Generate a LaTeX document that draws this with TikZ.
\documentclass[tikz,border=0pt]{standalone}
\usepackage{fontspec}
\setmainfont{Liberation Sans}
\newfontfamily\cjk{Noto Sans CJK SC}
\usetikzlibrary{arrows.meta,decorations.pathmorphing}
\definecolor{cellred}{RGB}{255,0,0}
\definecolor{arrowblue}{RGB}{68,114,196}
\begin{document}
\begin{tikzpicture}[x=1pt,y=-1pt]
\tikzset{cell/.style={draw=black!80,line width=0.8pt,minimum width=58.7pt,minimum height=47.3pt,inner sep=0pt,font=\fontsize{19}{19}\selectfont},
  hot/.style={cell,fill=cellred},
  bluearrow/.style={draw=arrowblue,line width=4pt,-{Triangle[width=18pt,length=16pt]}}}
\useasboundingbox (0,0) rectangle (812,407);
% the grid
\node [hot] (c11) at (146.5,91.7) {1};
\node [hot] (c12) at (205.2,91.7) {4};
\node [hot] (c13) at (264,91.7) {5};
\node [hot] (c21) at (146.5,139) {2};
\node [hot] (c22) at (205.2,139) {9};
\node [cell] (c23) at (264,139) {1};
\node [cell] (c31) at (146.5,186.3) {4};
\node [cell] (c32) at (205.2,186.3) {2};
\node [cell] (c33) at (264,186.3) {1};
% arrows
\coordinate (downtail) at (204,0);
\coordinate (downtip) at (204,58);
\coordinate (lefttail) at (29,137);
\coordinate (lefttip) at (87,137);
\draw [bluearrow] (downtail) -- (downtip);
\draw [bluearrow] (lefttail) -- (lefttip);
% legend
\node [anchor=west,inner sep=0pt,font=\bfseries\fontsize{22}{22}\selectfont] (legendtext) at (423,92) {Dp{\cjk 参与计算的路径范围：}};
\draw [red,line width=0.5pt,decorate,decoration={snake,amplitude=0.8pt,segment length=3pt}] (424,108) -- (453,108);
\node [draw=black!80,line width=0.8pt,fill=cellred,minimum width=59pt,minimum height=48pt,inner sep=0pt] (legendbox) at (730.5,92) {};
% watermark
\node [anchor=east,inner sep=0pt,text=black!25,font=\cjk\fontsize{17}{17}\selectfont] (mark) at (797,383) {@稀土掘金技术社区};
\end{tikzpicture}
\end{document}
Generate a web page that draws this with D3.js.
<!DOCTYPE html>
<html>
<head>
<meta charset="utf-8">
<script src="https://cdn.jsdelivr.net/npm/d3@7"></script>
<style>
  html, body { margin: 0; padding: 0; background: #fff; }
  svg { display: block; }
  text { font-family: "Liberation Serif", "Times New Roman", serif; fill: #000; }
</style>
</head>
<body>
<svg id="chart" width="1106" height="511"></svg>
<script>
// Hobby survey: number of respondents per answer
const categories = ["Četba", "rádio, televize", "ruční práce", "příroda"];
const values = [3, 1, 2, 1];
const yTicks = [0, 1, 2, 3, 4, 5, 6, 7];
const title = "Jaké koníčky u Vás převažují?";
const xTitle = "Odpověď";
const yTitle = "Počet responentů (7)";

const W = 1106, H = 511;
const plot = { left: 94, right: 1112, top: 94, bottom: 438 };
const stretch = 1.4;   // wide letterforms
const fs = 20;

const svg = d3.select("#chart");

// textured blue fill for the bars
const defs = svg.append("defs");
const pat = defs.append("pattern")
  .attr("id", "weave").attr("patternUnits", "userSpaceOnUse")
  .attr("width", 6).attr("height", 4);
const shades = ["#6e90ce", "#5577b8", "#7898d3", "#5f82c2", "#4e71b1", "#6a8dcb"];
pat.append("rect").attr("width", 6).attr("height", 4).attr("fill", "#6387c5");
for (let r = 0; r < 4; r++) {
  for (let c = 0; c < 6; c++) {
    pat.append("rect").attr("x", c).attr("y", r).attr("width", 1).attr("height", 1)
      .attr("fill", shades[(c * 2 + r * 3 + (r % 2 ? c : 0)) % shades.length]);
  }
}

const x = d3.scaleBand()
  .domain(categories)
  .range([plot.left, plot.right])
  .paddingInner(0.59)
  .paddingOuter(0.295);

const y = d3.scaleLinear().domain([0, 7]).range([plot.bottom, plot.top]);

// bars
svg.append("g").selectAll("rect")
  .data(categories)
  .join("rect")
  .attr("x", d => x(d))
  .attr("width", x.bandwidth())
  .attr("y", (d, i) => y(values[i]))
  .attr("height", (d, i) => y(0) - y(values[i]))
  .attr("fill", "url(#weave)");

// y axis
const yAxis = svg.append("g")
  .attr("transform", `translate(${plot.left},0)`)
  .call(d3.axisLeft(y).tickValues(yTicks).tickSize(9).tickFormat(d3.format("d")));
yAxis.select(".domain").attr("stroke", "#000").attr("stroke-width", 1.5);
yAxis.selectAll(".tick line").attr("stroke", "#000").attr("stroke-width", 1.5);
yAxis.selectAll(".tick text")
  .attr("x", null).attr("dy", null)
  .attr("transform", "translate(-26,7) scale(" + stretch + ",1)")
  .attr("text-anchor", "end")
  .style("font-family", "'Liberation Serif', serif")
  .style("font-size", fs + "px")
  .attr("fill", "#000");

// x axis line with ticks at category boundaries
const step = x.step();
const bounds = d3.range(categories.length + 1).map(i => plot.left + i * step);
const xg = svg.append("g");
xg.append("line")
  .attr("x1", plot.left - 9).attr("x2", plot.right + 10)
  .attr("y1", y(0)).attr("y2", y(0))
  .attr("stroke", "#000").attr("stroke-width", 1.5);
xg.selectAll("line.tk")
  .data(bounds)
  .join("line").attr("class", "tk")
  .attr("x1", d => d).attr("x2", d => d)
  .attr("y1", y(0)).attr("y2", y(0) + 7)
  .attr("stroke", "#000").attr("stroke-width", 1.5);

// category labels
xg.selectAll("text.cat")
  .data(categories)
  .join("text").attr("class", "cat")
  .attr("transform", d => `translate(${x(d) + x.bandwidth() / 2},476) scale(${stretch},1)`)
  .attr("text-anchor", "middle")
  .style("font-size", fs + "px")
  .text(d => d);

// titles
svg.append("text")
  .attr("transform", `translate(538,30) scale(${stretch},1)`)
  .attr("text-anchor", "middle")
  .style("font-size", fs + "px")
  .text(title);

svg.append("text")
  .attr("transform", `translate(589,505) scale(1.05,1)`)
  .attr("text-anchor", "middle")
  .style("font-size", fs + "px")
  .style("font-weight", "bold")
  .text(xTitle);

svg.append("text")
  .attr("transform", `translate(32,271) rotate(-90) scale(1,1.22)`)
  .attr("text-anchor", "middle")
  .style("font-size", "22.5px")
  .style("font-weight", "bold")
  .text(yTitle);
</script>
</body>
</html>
◇ ◇ ◇ ◇
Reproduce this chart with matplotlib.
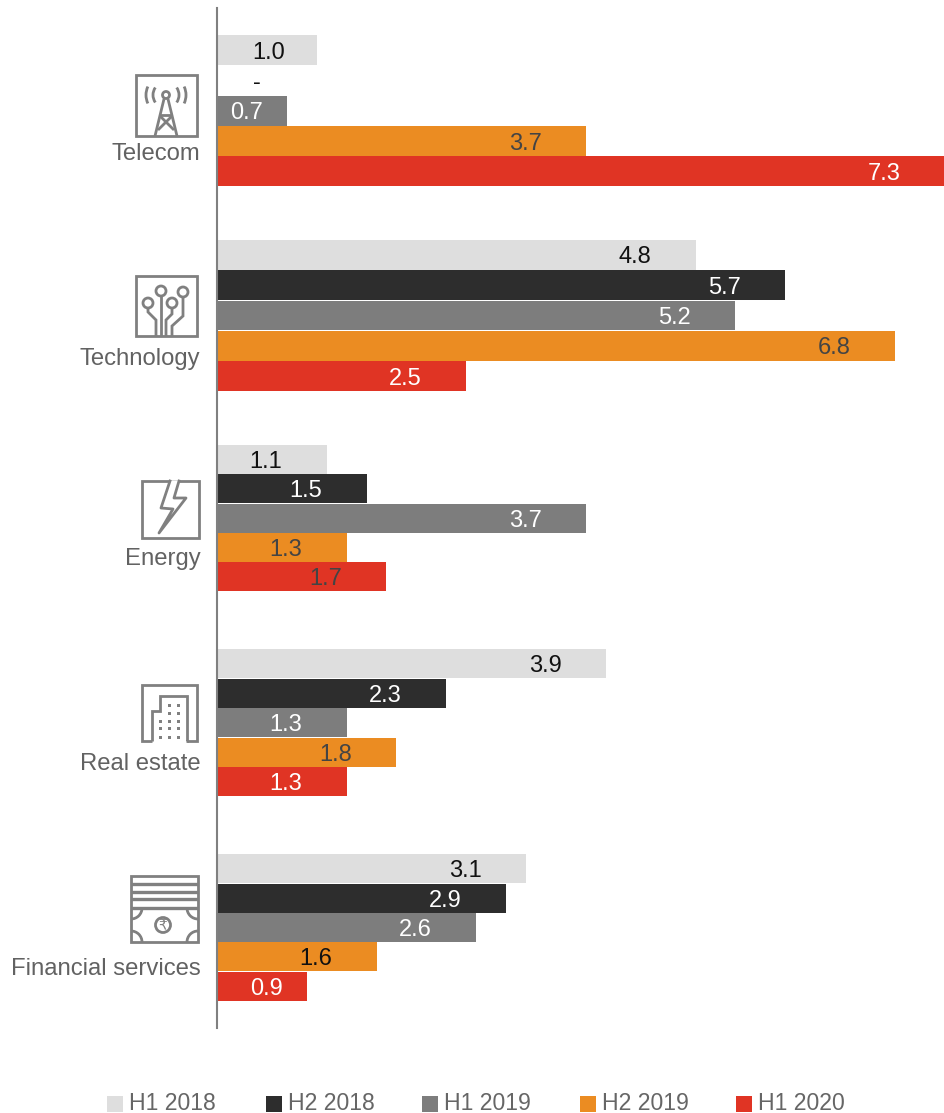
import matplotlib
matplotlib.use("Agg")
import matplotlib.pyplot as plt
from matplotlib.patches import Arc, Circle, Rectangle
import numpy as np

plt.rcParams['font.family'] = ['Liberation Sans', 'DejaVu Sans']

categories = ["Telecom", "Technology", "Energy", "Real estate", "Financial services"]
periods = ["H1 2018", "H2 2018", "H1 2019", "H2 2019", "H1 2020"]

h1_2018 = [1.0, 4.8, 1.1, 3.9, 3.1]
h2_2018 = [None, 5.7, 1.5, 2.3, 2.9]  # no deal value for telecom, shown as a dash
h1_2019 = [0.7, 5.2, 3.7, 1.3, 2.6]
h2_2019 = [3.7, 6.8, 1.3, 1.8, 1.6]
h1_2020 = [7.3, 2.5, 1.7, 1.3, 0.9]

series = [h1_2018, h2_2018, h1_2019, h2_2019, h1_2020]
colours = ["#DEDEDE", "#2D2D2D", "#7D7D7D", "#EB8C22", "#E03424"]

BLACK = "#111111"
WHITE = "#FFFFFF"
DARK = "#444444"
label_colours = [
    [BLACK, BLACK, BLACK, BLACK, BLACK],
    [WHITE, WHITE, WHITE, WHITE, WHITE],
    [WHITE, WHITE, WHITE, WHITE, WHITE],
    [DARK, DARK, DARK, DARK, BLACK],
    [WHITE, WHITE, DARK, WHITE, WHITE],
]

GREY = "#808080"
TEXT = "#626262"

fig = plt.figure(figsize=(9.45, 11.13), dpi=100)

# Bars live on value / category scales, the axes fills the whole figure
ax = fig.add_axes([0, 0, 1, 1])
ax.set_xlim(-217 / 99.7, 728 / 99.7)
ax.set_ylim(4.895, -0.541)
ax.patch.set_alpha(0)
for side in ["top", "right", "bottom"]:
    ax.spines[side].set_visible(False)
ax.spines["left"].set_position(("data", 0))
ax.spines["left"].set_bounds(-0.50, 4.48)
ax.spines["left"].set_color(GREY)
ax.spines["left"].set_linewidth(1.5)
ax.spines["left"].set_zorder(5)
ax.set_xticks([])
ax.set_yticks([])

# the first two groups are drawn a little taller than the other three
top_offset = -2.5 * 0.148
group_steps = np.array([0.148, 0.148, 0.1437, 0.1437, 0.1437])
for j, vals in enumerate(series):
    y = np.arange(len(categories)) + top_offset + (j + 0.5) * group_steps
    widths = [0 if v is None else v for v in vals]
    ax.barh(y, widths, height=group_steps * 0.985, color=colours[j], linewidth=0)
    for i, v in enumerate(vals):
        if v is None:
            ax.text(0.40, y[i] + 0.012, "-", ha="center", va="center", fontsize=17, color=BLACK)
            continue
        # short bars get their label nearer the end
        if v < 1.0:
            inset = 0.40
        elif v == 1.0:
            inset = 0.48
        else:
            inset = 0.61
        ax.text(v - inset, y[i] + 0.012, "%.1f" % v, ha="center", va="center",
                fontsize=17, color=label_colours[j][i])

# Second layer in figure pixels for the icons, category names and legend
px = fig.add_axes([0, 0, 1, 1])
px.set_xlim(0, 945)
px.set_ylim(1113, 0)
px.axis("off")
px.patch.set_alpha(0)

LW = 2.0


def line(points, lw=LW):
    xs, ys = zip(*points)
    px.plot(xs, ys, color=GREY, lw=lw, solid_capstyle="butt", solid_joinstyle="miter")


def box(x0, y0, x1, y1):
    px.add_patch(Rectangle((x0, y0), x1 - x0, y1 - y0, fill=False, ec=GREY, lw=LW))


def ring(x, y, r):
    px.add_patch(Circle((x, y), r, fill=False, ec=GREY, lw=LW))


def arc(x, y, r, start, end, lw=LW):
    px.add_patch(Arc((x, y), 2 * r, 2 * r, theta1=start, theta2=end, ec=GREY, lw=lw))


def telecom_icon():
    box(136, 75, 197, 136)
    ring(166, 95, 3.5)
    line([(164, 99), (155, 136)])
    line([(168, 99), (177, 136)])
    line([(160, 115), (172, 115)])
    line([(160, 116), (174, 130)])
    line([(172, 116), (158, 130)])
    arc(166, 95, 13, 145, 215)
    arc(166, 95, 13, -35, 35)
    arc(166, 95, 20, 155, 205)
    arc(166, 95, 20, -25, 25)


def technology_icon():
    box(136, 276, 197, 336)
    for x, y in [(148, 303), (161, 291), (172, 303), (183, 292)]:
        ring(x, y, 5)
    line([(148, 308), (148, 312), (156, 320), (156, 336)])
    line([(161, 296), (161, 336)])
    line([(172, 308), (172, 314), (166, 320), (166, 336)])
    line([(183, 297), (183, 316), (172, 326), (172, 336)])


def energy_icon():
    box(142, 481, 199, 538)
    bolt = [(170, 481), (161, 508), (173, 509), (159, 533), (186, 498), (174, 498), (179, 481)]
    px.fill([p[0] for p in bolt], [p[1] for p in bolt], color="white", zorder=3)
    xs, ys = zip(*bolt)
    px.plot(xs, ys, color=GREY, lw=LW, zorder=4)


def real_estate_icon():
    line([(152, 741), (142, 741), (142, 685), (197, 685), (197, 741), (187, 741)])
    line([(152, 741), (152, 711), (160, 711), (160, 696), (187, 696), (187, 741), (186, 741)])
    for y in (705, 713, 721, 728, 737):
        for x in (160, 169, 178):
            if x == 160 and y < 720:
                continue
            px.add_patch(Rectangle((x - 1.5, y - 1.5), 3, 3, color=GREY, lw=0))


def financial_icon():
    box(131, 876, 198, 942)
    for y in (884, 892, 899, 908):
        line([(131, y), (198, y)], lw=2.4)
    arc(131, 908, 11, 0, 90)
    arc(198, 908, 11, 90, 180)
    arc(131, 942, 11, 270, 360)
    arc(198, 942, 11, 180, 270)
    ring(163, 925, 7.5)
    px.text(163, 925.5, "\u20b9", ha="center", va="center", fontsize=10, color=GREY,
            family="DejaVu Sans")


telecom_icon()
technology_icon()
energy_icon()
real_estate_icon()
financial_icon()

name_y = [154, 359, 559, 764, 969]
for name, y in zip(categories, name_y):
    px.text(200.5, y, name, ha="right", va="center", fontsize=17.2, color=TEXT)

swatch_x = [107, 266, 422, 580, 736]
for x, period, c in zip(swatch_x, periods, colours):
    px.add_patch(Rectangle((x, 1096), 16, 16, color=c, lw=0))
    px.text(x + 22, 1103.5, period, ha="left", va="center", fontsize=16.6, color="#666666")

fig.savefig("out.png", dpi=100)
◇ ◇ ◇ ◇
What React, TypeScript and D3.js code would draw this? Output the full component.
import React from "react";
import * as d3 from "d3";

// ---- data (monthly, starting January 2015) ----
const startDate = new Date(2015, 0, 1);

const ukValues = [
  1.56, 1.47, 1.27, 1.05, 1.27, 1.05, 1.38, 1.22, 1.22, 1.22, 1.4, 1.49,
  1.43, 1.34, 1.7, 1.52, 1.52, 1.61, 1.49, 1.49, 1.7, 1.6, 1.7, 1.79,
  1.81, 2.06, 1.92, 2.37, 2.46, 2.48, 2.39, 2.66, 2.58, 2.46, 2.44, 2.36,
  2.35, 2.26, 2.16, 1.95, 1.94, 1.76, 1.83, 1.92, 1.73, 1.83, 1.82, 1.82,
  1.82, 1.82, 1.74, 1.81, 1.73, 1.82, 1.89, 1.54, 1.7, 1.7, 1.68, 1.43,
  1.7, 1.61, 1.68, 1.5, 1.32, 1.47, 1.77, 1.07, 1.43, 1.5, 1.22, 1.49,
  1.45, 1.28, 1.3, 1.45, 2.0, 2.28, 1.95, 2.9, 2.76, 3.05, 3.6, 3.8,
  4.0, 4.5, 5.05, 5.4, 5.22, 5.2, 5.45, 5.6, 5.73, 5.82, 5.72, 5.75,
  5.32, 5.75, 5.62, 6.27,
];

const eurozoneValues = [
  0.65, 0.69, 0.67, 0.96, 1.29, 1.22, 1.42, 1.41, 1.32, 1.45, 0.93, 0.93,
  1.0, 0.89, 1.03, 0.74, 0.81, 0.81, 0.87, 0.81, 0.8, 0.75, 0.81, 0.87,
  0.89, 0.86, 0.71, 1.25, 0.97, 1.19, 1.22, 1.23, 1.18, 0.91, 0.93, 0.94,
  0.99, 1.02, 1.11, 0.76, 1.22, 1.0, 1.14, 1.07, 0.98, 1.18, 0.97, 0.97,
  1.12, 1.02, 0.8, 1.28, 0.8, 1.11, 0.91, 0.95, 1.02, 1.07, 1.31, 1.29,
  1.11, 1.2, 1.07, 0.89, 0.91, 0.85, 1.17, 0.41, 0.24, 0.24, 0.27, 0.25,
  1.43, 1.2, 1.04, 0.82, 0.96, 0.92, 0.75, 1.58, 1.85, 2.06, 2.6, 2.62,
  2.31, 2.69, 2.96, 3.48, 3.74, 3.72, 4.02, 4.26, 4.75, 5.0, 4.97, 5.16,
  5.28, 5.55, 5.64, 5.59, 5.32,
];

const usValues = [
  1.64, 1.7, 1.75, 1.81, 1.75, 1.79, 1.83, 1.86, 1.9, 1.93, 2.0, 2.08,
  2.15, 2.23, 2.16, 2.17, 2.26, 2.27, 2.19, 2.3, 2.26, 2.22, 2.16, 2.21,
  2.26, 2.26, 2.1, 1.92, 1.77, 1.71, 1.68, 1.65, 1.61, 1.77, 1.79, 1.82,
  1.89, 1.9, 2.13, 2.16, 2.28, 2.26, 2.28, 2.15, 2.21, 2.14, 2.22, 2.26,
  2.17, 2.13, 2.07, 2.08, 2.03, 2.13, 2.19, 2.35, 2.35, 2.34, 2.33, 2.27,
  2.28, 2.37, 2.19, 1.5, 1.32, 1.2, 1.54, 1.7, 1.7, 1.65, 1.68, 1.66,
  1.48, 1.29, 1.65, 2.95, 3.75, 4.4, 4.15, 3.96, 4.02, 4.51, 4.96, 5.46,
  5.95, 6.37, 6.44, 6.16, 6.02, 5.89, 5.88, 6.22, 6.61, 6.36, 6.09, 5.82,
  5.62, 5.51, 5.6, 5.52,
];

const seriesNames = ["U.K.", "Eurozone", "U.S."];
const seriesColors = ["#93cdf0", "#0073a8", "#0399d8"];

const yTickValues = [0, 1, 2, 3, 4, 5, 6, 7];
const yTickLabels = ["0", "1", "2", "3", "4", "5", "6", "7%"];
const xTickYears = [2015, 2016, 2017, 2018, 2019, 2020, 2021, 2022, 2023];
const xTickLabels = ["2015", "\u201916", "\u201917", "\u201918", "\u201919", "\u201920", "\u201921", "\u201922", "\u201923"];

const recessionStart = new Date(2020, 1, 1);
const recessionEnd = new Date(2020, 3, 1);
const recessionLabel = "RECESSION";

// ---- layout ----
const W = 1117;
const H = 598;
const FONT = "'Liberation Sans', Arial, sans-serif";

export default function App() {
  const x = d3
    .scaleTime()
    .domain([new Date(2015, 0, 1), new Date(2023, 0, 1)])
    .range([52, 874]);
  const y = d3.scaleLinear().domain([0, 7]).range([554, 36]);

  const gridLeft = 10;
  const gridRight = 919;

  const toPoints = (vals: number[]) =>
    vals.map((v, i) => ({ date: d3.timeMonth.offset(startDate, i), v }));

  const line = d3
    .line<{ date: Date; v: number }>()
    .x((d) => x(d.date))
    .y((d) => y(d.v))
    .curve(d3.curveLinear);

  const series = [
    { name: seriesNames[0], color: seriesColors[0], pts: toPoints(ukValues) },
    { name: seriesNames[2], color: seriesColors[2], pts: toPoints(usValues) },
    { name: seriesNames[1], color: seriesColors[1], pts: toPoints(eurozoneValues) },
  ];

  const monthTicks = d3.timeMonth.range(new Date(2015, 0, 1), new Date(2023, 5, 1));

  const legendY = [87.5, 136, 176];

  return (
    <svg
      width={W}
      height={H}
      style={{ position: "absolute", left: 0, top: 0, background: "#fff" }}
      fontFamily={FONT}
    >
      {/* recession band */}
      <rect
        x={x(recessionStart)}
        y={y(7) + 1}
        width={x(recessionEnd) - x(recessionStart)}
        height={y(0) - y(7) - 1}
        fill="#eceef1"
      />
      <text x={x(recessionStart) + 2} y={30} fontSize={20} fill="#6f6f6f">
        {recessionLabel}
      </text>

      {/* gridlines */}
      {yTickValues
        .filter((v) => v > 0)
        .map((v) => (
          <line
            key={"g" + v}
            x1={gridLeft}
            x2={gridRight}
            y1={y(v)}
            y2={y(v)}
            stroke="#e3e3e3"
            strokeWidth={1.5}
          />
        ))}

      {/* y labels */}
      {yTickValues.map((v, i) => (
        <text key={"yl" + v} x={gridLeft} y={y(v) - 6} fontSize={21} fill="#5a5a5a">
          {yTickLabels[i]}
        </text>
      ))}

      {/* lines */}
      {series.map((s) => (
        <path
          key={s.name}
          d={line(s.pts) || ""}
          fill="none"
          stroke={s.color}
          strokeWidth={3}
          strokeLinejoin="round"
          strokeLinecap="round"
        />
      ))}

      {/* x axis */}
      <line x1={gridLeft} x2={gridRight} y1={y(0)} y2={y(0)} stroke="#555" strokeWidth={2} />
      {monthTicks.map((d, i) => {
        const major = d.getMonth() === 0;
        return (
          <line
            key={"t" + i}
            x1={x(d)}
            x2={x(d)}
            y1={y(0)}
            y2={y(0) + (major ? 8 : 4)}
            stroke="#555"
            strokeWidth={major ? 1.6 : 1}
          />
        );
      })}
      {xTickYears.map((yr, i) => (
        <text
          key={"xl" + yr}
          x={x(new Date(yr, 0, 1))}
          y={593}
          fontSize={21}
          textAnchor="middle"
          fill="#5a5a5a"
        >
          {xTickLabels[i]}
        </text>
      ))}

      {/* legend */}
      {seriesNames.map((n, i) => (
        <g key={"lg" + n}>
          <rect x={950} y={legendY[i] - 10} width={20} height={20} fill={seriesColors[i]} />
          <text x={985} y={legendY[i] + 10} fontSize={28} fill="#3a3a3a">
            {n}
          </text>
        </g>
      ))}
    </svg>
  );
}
◇ ◇ ◇ ◇
Directions:
Extract the stretch of lines that begins at the line with "Reproduce this chart with matplotlib." and ends at the line with "plt.rcParams['font.family'] = ['Liberation", inclusive. Omit every picture.

Answer to this exercise:
Reproduce this chart with matplotlib.
import matplotlib
matplotlib.use("Agg")
import matplotlib.pyplot as plt
from matplotlib.patches import Arc, Circle, Rectangle
import numpy as np

plt.rcParams['font.family'] = ['Liberation Sans', 'DejaVu Sans']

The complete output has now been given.